Starting from the opening cello statement of Gioacchino Rossini’s overture to his last completed opera, based on the legendary Swiss hero William Tell, the orchestra’s technical prowess was well-established, and the succeeding sections only emphasized this fact even more — in particular the storm section (featuring a well-disciplined battery), the meditative woodwind section and, of course, the familiar conclusion, where conductor Hosfeld achieved the maximum rhythmic effect with a reasoned “tempo di galop” and not the usual rush to the double bar, as so many interpretations seem to eventuate.

Following a short break, the succeeding performance of the IAA Concerto competition winner for 2017 bassoonist Axel Liden was equally exemplary. The piece chosen, Heitor Villa-Lobos’ “Ciranda das Sete Notas” (the title could be translated as “round dance of the seven notes”), was written during the composer’s Parisian period, and for the most part, eschews his normal Brazilian mode of expressions for those of “Les Six” (in particular Milhaud) and of Stravinsky (it seems to quote part of “The Rite of Spring” at one point).

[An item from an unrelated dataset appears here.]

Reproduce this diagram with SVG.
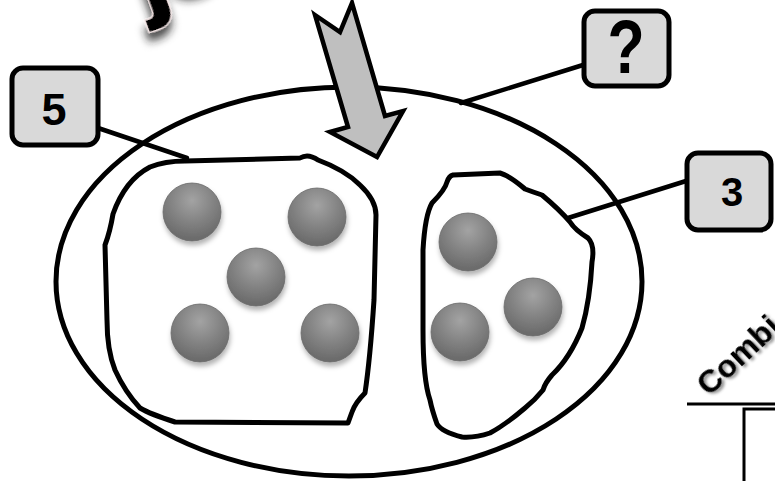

The “seven notes” prove to be the diatonic C major scale (as stated from the first by the violin section and echoed by the solo bassoon), but later involving more and more chromatic excursions, and the piece could be categorized as “neo-Baroque” rather than neoclassical (that is, from the Stravinskian formulation) by the use of the bassoon’s particular sound as compliment to a reductional string ensemble.

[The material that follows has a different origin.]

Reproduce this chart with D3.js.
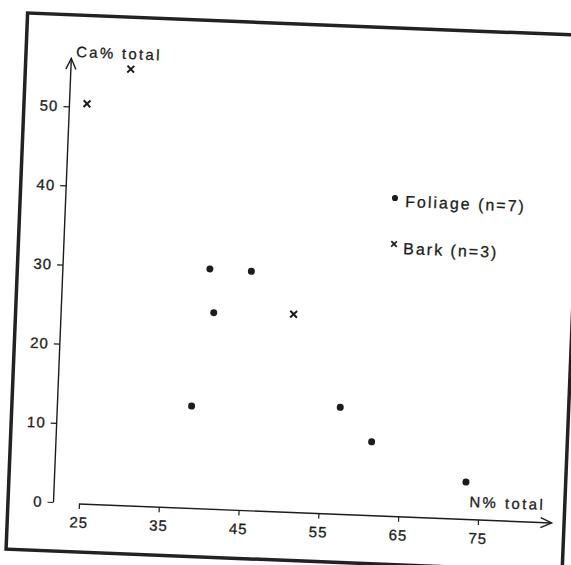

Alex’s performance seemed to this listener to emphasize dexterity rather than virtuosity, as the work itself is of medium difficulty at best, and the string complement (particularly the cellos and basses) produced a genial effect generally felt by the audience throughout.

In the multi-disciplinary work of the 19th century theorist William Gardiner titled “The Music of Nature,” the key of E minor has the characteristics of persuasive, soft and tender. Whether this was Tchaikovsky’s intention or not in his 5th symphony, generally in that tonality, Hosfeld’s interpretation of the work certainly emphasized persuasion of a sort, and by the conductor’s brief introductory speech, also brought to the fore the composer’s own struggles with an aggresive depressed condition during the symphony’s composition and premiere performance.

The main motif of the work (appearing in all four movements) was presented as a clue to such compositorial strivings, and when in the concluding movement it appears in the major mode, Hosfeld’s forces combined to produce the aura of triumph over adversity.

The symphony’s middle movements had the (possibly) requisite softness and tenderness (in particular, the third movement waltz), but for overall effect, it was the outer movements’ general thrust and propulsion (with a modicum of Russian nationalism, if you will) that earned the audience’s well-continued and deserved approbationary applause.

This reviewer looks forward to the further concerts in the third year of the conductor’s position, and to further orchestral experiences of a similar high order.